Hal shrugged, and Jen let out a breath. Devin was really trying to connect with her. It wasn't quite enough for her to forget his years of absences, but she felt a connection to him she hadn't before.
Hal pulled a vial of blood from a small refrigerator beneath the table. He tilted it so one drop landed on a glass slide, then pressed another slide onto it and placed them under the stage clips.
Hal peered into the eyepiece and adjusted the focus. "I wasn't sure what I was seeing at first." He straightened and stepped back. "Take a look."
Devin looked into the microscope. "Looks normal to me."
He straightened and motioned Jen over.

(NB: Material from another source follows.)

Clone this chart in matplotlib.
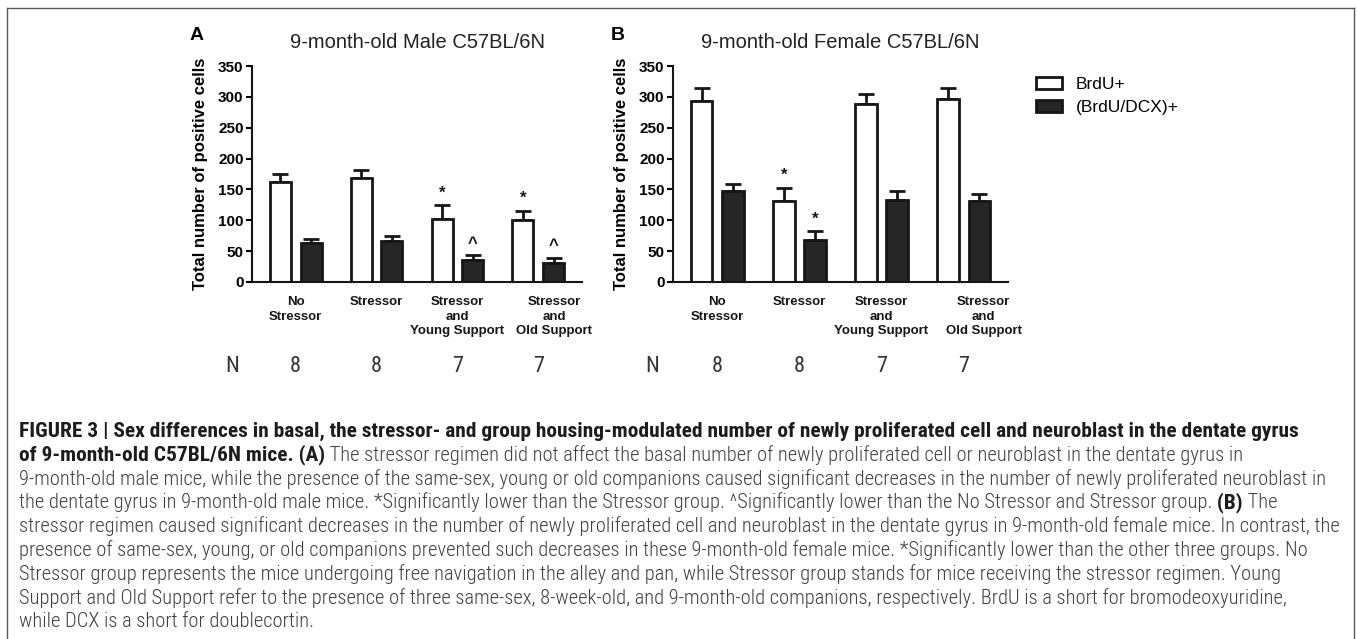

She peered through the eyepiece and saw hundreds of donut-shaped red blood cells. "Same here."
"Watch closer," Hal said. "The outer boundaries of the cells."
Jen squinted and adjusted the focus. It took a minute, but she found a cell with a membrane that didn't look right. "Looks like it's blackening."
"Keep watching," Hal said. "Now that you've found one, you should see more."
He was right. She noticed dozens of cells in the same condition. The blackening of the membrane seemed to be spreading. She straightened and let Devin look. "What the hell is it?"
"It's not bacterial,
" Hal said. "We'd see that. My guess is some type of virus."
Devin looked up from the microscope. "You can't see it?"
Hal removed the slides, placed them in a plastic bag, and sealed it with tape. He tossed it in a biohazard waste bucket. "As well supplied as we are, we don't have an electron microscope." He rubbed his eyes. "Besides, I'm no virologist. We'll have to get the samples to Anchorage once the weather clears. There's an associate of mine, Dr. Wilson, who's staging labs for a new study on the effects of cold temperatures on the human body. He has contacts in the CDC." He sighed. "But for now I have nothing new to help Leo."
Devin clasped him on the shoulder. "You've done what you can."
"No." Hal strode toward the trailer door. "I haven't. Let's take a closer look at that body you brought in."
Jen jogged to keep up with Hal and Devin. "Not much you can do with a frozen body."
Hal ignored her. She followed them into the headquarters trailer. Hal stopped at the admin office door. Pete sat at his desk, shuffling papers, while Chris leaned against the wall, coffee mug in hand, talking to him.
"Still no radio?" Hal asked.
Pete shook his head. "I gave up for now."
"Keep trying," Hal said. "We may have a contagion, and need to let the state authorities know. They can contact the CDC and get the ball rolling."
Pete's eyebrows rose. "Contagion?"
Hal nodded. "Just a precaution, but Leo's blood may contain a virus, so we need to play it safe. And the logical place for him to have contracted it would be at the mass grave."
Chris frowned. "So are we infected, too?"
"Doubtful," Hal said. "I suspect Leo got it from his wound. Most likely, it's not airborne, but passed on through fluids."
Jen pursed her lips. Hal was making a lot of assumptions. Did he believe what he said, or was he just trying to keep everyone calm? "What good does it do to tell Wainwright? It's not like they can get the state troopers or anything."
"They might," Pete said. "They have newer and more powerful radio equipment and can cut through outages we don't have a hope to."
"And now I'm going to check our friend on the autopsy table," Hal said. "Devin, Jen. With me."